Another local athletic retailer, Boston’s City Sports, closed its 26 stores in November after failing to find a buyer in its own bankruptcy proceeding. Vestis is backed by the Philadelphia private equity firm Versa Capital Management.
They crapped out.
The company plans to continue operating the remaining 53 EMS and 35 Bob’s locations during the bankruptcy process. Vestis hopes to sell those stores to its private-equity investors by mid-summer, in time to gear up for the fall back-to-school shopping season.
“The combination of EMS and Bob’s will be a stronger business partner with a renewed focus on the core successful operations in the eastern US, where they will continue to operate an approximately $400 million multi-channel retailer,” Vestis said in a news release.
Vestis blamed a variety of problems for the store closings. The larger industry, it said, was becoming much more competitive, with big-box retailers on one end of the spectrum and smaller specialty sporting goods stores on the other.
Vestis indicated the Sports Authority bankruptcy may have dealt a decisive blow: The chain’s early March bankruptcy prompted deeply discounted store-closing sales, which “created unusual competition” for Vestis’s retail brands.
They were going out of business!!!!
Sucharita Mulpuru, a retail analyst for Forrester Research Inc., said the competitive pressure on mid-market retailers shouldn’t have been too much for Vestis to handle. She noted that mid-tier retailers in other segments, such as grocery and cosmetics, continue to do well.
“Athletic shoes and apparel have been hot and successful, too — look at Nike and Under Armour. I thought everyone that carried those products was able to ride the waves,” Mulpuru said. “It suggests that these guys ran out of cash and probably didn’t manage the business as well as they could have. They certainly were late movers to the Web.”
Oh. Yeah, who wants to look at and try on a piece of clothing to see if it fits before buying it.
In its filings, Vestis also said its attempt to move all three stores onto a common software program caused expensive headaches when the integration didn’t go as planned.
The software meltdown left warehouse workers scrambling to track inventory during the fall, slowing their processing work by up to 30 percent and requiring new night and weekend shifts to get the job done, Vestis said in its court filings.

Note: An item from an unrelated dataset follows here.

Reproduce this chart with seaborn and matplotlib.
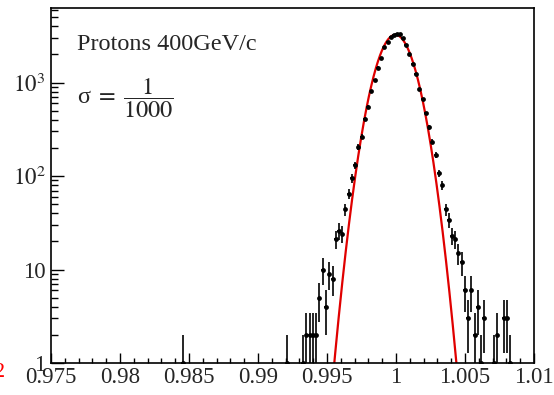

No wonder they are bankrupt!
Eastern Mountain Sports was founded in 1967 by a pair of Wellesley climbers who later opened a climbing school. EMS grew steadily but was sold in 2012 to an affiliate of Versa, the private equity firm that controls the brand today. The chain “was on the brink of immediate liquidation just prior to its acquisition,” Vestis said in court filings.
Vestis affiliates bought Bob’s, a casual-apparel retailer, from TJX Cos. in 2008 and purchased Sports Chalet in 2014....
At least they had a good holiday season:
"One of the highest-paid chief executives in Massachusetts just got a little richer on her way out. Former TJX Cos. chief executive Carol Meyrowitz received shares of company stock valued at more than $10 million Tuesday, just days after officially stepping down as chief executive. A spokeswoman for TJX said Meyrowitz received a “performance-based restricted stock award” and will be chairman of TJX’s board of directors for three years. According to documents the company filed with the Securities and Exchange Commission, Meyrowitz received more than 140,000 shares of common stock valued at $72.86 when markets closed Tuesday. The award brings Meyrowitz’s total stock ownership to more than 500,000 shares valued at $36.4 million. Under Meyrowitz’s nine-year tenure, the off-price retailer’s market capitalization grew from about $13 billion to about $48 billion, among the highest in Massachusetts. Meyrowitz, 61, took home $28.7 million in total compensation in fiscal 2015. Meyrowitz is credited with making the Framingham-based company a recession-resistant powerhouse that has outpaced its peers year in and year out."
Time to exit.
Also see: PacSun files for bankruptcy
"Nordstrom Inc. said Monday it will be cutting about 350 to 400 jobs as it looks to be more nimble at a time where shoppers are shifting their spending more online. The upscale department store, based in Seattle, says the cuts will be primarily in its corporate center and regional support teams. The process should be completed by the end of its fiscal second quarter. The changes will mean $60 million in savings for the current fiscal year. Nordstrom says that it’s first looking at closing unfilled open positions to minimize the impact on current employees. The changes come as Nordstrom, like other retailers, tries to integrate its physical stores with online services and improve its supply network. The layoffs follow job cuts by other retailers including Walmart and Macy's."
Good thing my government and its mouthpiece pre$$ are telling me the economy is fine; otherwise, I'd really be worried.